- MATERIAL

* * * * * * *

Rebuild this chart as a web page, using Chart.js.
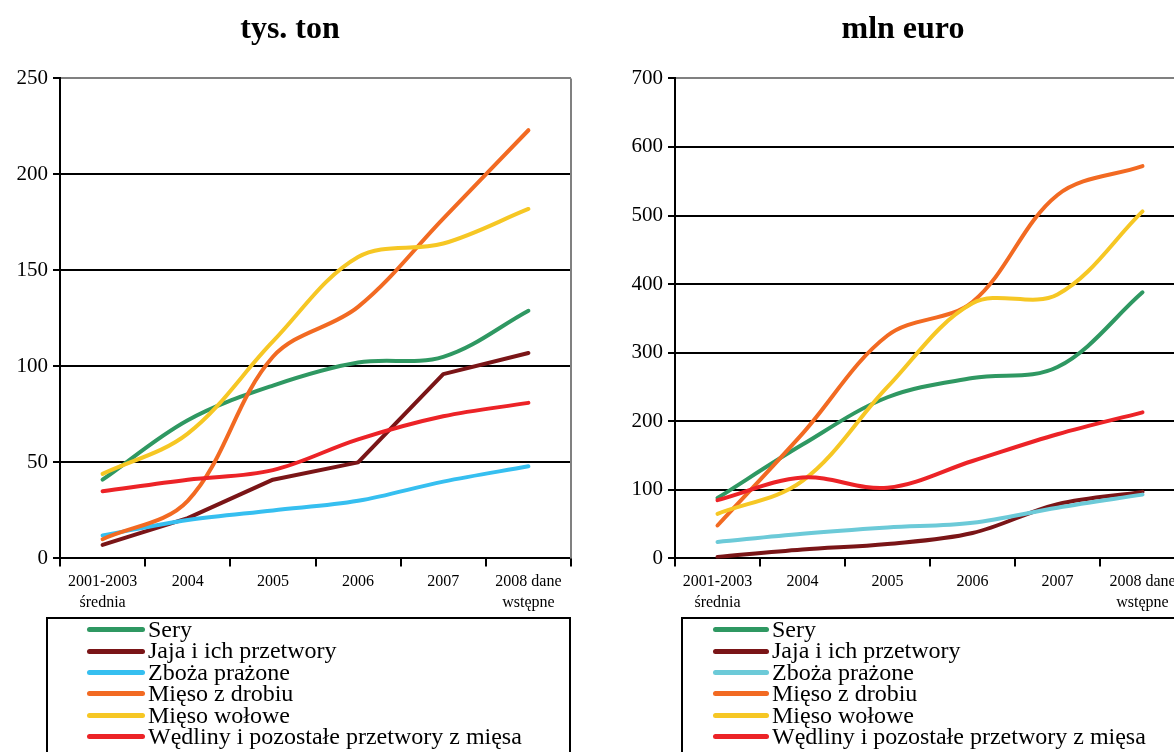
<!DOCTYPE html>
<html lang="pl">
<head>
<meta charset="utf-8">
<title>Eksport – tys. ton / mln euro</title>
<script src="https://cdn.jsdelivr.net/npm/chart.js@4.4.1/dist/chart.umd.min.js"></script>
<style>
  html, body { margin: 0; padding: 0; background: #ffffff; }
  body { width: 1174px; height: 752px; overflow: hidden; position: relative; font-family: "Liberation Serif", "Times New Roman", serif; }
  .panel { position: absolute; top: 0; }
  .panel canvas { display: block; }
  #panelTon { left: 0; }
  #panelEuro { left: 614px; }
  .legenda { position: absolute; top: 617px; height: 160px; border: 2px solid #000; box-sizing: border-box; background: #fff; }
  #legendaTon { left: 46px; width: 525px; padding-left: 39px; }
  #legendaEuro { left: 681px; width: 600px; padding-left: 30px; }
  .legenda-wiersz { display: flex; align-items: center; height: 21.4px; font-size: 24px; line-height: 21.4px; color: #000; white-space: nowrap; }
  .legenda-linia { height: 5px; border-radius: 3px; margin-right: 3px; flex: none; }
</style>
</head>
<body>
<div class="panel" id="panelTon"><canvas id="wykresTon" width="590" height="618"></canvas></div>
<div class="panel" id="panelEuro"><canvas id="wykresEuro" width="590" height="618"></canvas></div>
<div class="legenda" id="legendaTon"></div>
<div class="legenda" id="legendaEuro"></div>

<script>
/* ---------- dane ---------- */
var KATEGORIE = [["2001-2003", "średnia"], "2004", "2005", "2006", "2007", ["2008 dane", "wstępne"]];
var SERIE = ["Sery", "Jaja i ich przetwory", "Zboża prażone", "Mięso z drobiu", "Mięso wołowe", "Wędliny i pozostałe przetwory z mięsa"];

/* tys. ton */
var SERY_TON = [41, 72, 90, 102, 105, 129];
var JAJA_TON = [7, 21, 41, 50, 96, 107];
var ZBOZA_TON = [12, 20, 25, 30, 40, 48];
var DROB_TON = [10, 30, 105, 131, 177, 223];
var WOLOWE_TON = [44, 65, 113, 157, 164, 182];
var WEDLINY_TON = [35, 41, 46, 62, 74, 81];
var TICKI_TON = [0, 50, 100, 150, 200, 250];

/* mln euro */
var SERY_EUR = [88, 166, 235, 263, 279, 388];
var JAJA_EUR = [2, 13, 21, 37, 79, 97];
var ZBOZA_EUR = [24, 36, 45, 52, 74, 93];
var DROB_EUR = [48, 182, 325, 374, 530, 572];
var WOLOWE_EUR = [65, 113, 250, 372, 385, 506];
var WEDLINY_EUR = [85, 118, 103, 142, 181, 213];
var TICKI_EUR = [0, 100, 200, 300, 400, 500, 600, 700];

(function () {
  var FONT = '"Liberation Serif", "Times New Roman", serif';
  var KOLORY_TON = ["#2f9862", "#7a1517", "#36bff0", "#f26a22", "#f6c724", "#ec2327"];
  var KOLORY_EUR = ["#2f9862", "#7a1517", "#6ccad8", "#f26a22", "#f6c724", "#ec2327"];

  /* ---------- prawa ramka (szara) ---------- */
  var ramka = {
    id: "ramka",
    beforeDatasetsDraw: function (chart) {
      var a = chart.chartArea;
      var ctx = chart.ctx;
      ctx.save();
      ctx.strokeStyle = "#808080";
      ctx.lineWidth = 2;
      ctx.beginPath();
      ctx.moveTo(a.right, a.top);
      ctx.lineTo(a.right, a.bottom);
      ctx.stroke();
      ctx.restore();
    }
  };

  /* ---------- wykres ---------- */
  function rysuj(id, tytul, serie, kolory, ticki, napiecia, padL, szerY) {
    var max = ticki[ticki.length - 1];
    var datasets = serie.map(function (dane, i) {
      return {
        label: SERIE[i],
        data: dane,
        borderColor: kolory[i],
        backgroundColor: kolory[i],
        borderWidth: 4,
        borderCapStyle: "round",
        borderJoinStyle: "round",
        pointRadius: 0,
        tension: napiecia[i],
        fill: false,
        order: -i
      };
    });

    new Chart(document.getElementById(id), {
      type: "line",
      data: { labels: KATEGORIE, datasets: datasets },
      plugins: [ramka],
      options: {
        responsive: false,
        animation: false,
        devicePixelRatio: 1,
        layout: { padding: { left: padL, right: 19, top: 0, bottom: 0 } },
        scales: {
          x: {
            type: "category",
            offset: true,
            grid: { display: true, drawOnChartArea: false, drawTicks: true, tickLength: 8, color: "#000", lineWidth: 2, offset: true },
            border: { display: true, color: "#000", width: 2 },
            ticks: { color: "#000", font: { family: FONT, size: 16, lineHeight: 1.3 }, padding: 5, maxRotation: 0, autoSkip: false }
          },
          y: {
            min: 0,
            max: max,
            afterBuildTicks: function (s) {
              s.ticks = ticki.map(function (v) { return { value: v }; });
            },
            ticks: { color: "#000", font: { family: FONT, size: 21 }, padding: 5 },
            grid: {
              lineWidth: 2,
              tickLength: 7,
              tickColor: "#000",
              color: function (c) {
                return c.tick && c.tick.value === max ? "#808080" : "#000";
              }
            },
            border: { display: true, color: "#000", width: 2 },
            afterFit: function (s) { s.width = szerY; }
          }
        },
        plugins: {
          legend: { display: false },
          tooltip: { enabled: false },
          title: {
            display: true,
            text: tytul,
            color: "#000",
            font: { family: FONT, size: 32, weight: "bold", lineHeight: 1.2 },
            padding: { top: 11, bottom: 29 }
          }
        }
      }
    });
  }

  /* ---------- legenda ---------- */
  function legenda(id, kolory, dlugosc) {
    var box = document.getElementById(id);
    SERIE.forEach(function (nazwa, i) {
      var w = document.createElement("div");
      w.className = "legenda-wiersz";
      var l = document.createElement("span");
      l.className = "legenda-linia";
      l.style.width = dlugosc + "px";
      l.style.background = kolory[i];
      var t = document.createElement("span");
      t.textContent = nazwa;
      w.appendChild(l);
      w.appendChild(t);
      box.appendChild(w);
    });
  }

  function init() {
    rysuj("wykresTon", "tys. ton",
      [SERY_TON, JAJA_TON, ZBOZA_TON, DROB_TON, WOLOWE_TON, WEDLINY_TON],
      KOLORY_TON, TICKI_TON, [0.35, 0, 0.35, 0.35, 0.35, 0.35], 9, 51);
    rysuj("wykresEuro", "mln euro",
      [SERY_EUR, JAJA_EUR, ZBOZA_EUR, DROB_EUR, WOLOWE_EUR, WEDLINY_EUR],
      KOLORY_EUR, TICKI_EUR, [0.35, 0.35, 0.35, 0.35, 0.35, 0.35], 7, 54);
    legenda("legendaTon", KOLORY_TON, 58);
    legenda("legendaEuro", KOLORY_EUR, 56);
  }

  if (document.readyState === "loading") {
    document.addEventListener("DOMContentLoaded", init);
  } else {
    init();
  }
})();
</script>
</body>
</html>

* * * * * * *

- EXERCISE DESCRIPTION
Copy every line of the data exactly as written, excluding the pictures.

- EXERCISE SOLUTION
Rebuild this chart as a web page, using Chart.js.
<!DOCTYPE html>
<html lang="pl">
<head>
<meta charset="utf-8">
<title>Eksport – tys. ton / mln euro</title>
<script src="https://cdn.jsdelivr.net/npm/chart.js@4.4.1/dist/chart.umd.min.js"></script>
<style>
  html, body { margin: 0; padding: 0; background: #ffffff; }
  body { width: 1174px; height: 752px; overflow: hidden; position: relative; font-family: "Liberation Serif", "Times New Roman", serif; }
  .panel { position: absolute; top: 0; }
  .panel canvas { display: block; }
  #panelTon { left: 0; }
  #panelEuro { left: 614px; }
  .legenda { position: absolute; top: 617px; height: 160px; border: 2px solid #000; box-sizing: border-box; background: #fff; }
  #legendaTon { left: 46px; width: 525px; padding-left: 39px; }
  #legendaEuro { left: 681px; width: 600px; padding-left: 30px; }
  .legenda-wiersz { display: flex; align-items: center; height: 21.4px; font-size: 24px; line-height: 21.4px; color: #000; white-space: nowrap; }
  .legenda-linia { height: 5px; border-radius: 3px; margin-right: 3px; flex: none; }
</style>
</head>
<body>
<div class="panel" id="panelTon"><canvas id="wykresTon" width="590" height="618"></canvas></div>
<div class="panel" id="panelEuro"><canvas id="wykresEuro" width="590" height="618"></canvas></div>
<div class="legenda" id="legendaTon"></div>
<div class="legenda" id="legendaEuro"></div>

<script>
/* ---------- dane ---------- */
var KATEGORIE = [["2001-2003", "średnia"], "2004", "2005", "2006", "2007", ["2008 dane", "wstępne"]];
var SERIE = ["Sery", "Jaja i ich przetwory", "Zboża prażone", "Mięso z drobiu", "Mięso wołowe", "Wędliny i pozostałe przetwory z mięsa"];

/* tys. ton */
var SERY_TON = [41, 72, 90, 102, 105, 129];
var JAJA_TON = [7, 21, 41, 50, 96, 107];
var ZBOZA_TON = [12, 20, 25, 30, 40, 48];
var DROB_TON = [10, 30, 105, 131, 177, 223];
var WOLOWE_TON = [44, 65, 113, 157, 164, 182];
var WEDLINY_TON = [35, 41, 46, 62, 74, 81];
var TICKI_TON = [0, 50, 100, 150, 200, 250];

/* mln euro */
var SERY_EUR = [88, 166, 235, 263, 279, 388];
var JAJA_EUR = [2, 13, 21, 37, 79, 97];
var ZBOZA_EUR = [24, 36, 45, 52, 74, 93];
var DROB_EUR = [48, 182, 325, 374, 530, 572];
var WOLOWE_EUR = [65, 113, 250, 372, 385, 506];
var WEDLINY_EUR = [85, 118, 103, 142, 181, 213];
var TICKI_EUR = [0, 100, 200, 300, 400, 500, 600, 700];

(function () {
  var FONT = '"Liberation Serif", "Times New Roman", serif';
  var KOLORY_TON = ["#2f9862", "#7a1517", "#36bff0", "#f26a22", "#f6c724", "#ec2327"];
  var KOLORY_EUR = ["#2f9862", "#7a1517", "#6ccad8", "#f26a22", "#f6c724", "#ec2327"];

  /* ---------- prawa ramka (szara) ---------- */
  var ramka = {
    id: "ramka",
    beforeDatasetsDraw: function (chart) {
      var a = chart.chartArea;
      var ctx = chart.ctx;
      ctx.save();
      ctx.strokeStyle = "#808080";
      ctx.lineWidth = 2;
      ctx.beginPath();
      ctx.moveTo(a.right, a.top);
      ctx.lineTo(a.right, a.bottom);
      ctx.stroke();
      ctx.restore();
    }
  };

  /* ---------- wykres ---------- */
  function rysuj(id, tytul, serie, kolory, ticki, napiecia, padL, szerY) {
    var max = ticki[ticki.length - 1];
    var datasets = serie.map(function (dane, i) {
      return {
        label: SERIE[i],
        data: dane,
        borderColor: kolory[i],
        backgroundColor: kolory[i],
        borderWidth: 4,
        borderCapStyle: "round",
        borderJoinStyle: "round",
        pointRadius: 0,
        tension: napiecia[i],
        fill: false,
        order: -i
      };
    });

    new Chart(document.getElementById(id), {
      type: "line",
      data: { labels: KATEGORIE, datasets: datasets },
      plugins: [ramka],
      options: {
        responsive: false,
        animation: false,
        devicePixelRatio: 1,
        layout: { padding: { left: padL, right: 19, top: 0, bottom: 0 } },
        scales: {
          x: {
            type: "category",
            offset: true,
            grid: { display: true, drawOnChartArea: false, drawTicks: true, tickLength: 8, color: "#000", lineWidth: 2, offset: true },
            border: { display: true, color: "#000", width: 2 },
            ticks: { color: "#000", font: { family: FONT, size: 16, lineHeight: 1.3 }, padding: 5, maxRotation: 0, autoSkip: false }
          },
          y: {
            min: 0,
            max: max,
            afterBuildTicks: function (s) {
              s.ticks = ticki.map(function (v) { return { value: v }; });
            },
            ticks: { color: "#000", font: { family: FONT, size: 21 }, padding: 5 },
            grid: {
              lineWidth: 2,
              tickLength: 7,
              tickColor: "#000",
              color: function (c) {
                return c.tick && c.tick.value === max ? "#808080" : "#000";
              }
            },
            border: { display: true, color: "#000", width: 2 },
            afterFit: function (s) { s.width = szerY; }
          }
        },
        plugins: {
          legend: { display: false },
          tooltip: { enabled: false },
          title: {
            display: true,
            text: tytul,
            color: "#000",
            font: { family: FONT, size: 32, weight: "bold", lineHeight: 1.2 },
            padding: { top: 11, bottom: 29 }
          }
        }
      }
    });
  }

  /* ---------- legenda ---------- */
  function legenda(id, kolory, dlugosc) {
    var box = document.getElementById(id);
    SERIE.forEach(function (nazwa, i) {
      var w = document.createElement("div");
      w.className = "legenda-wiersz";
      var l = document.createElement("span");
      l.className = "legenda-linia";
      l.style.width = dlugosc + "px";
      l.style.background = kolory[i];
      var t = document.createElement("span");
      t.textContent = nazwa;
      w.appendChild(l);
      w.appendChild(t);
      box.appendChild(w);
    });
  }

  function init() {
    rysuj("wykresTon", "tys. ton",
      [SERY_TON, JAJA_TON, ZBOZA_TON, DROB_TON, WOLOWE_TON, WEDLINY_TON],
      KOLORY_TON, TICKI_TON, [0.35, 0, 0.35, 0.35, 0.35, 0.35], 9, 51);
    rysuj("wykresEuro", "mln euro",
      [SERY_EUR, JAJA_EUR, ZBOZA_EUR, DROB_EUR, WOLOWE_EUR, WEDLINY_EUR],
      KOLORY_EUR, TICKI_EUR, [0.35, 0.35, 0.35, 0.35, 0.35, 0.35], 7, 54);
    legenda("legendaTon", KOLORY_TON, 58);
    legenda("legendaEuro", KOLORY_EUR, 56);
  }

  if (document.readyState === "loading") {
    document.addEventListener("DOMContentLoaded", init);
  } else {
    init();
  }
})();
</script>
</body>
</html>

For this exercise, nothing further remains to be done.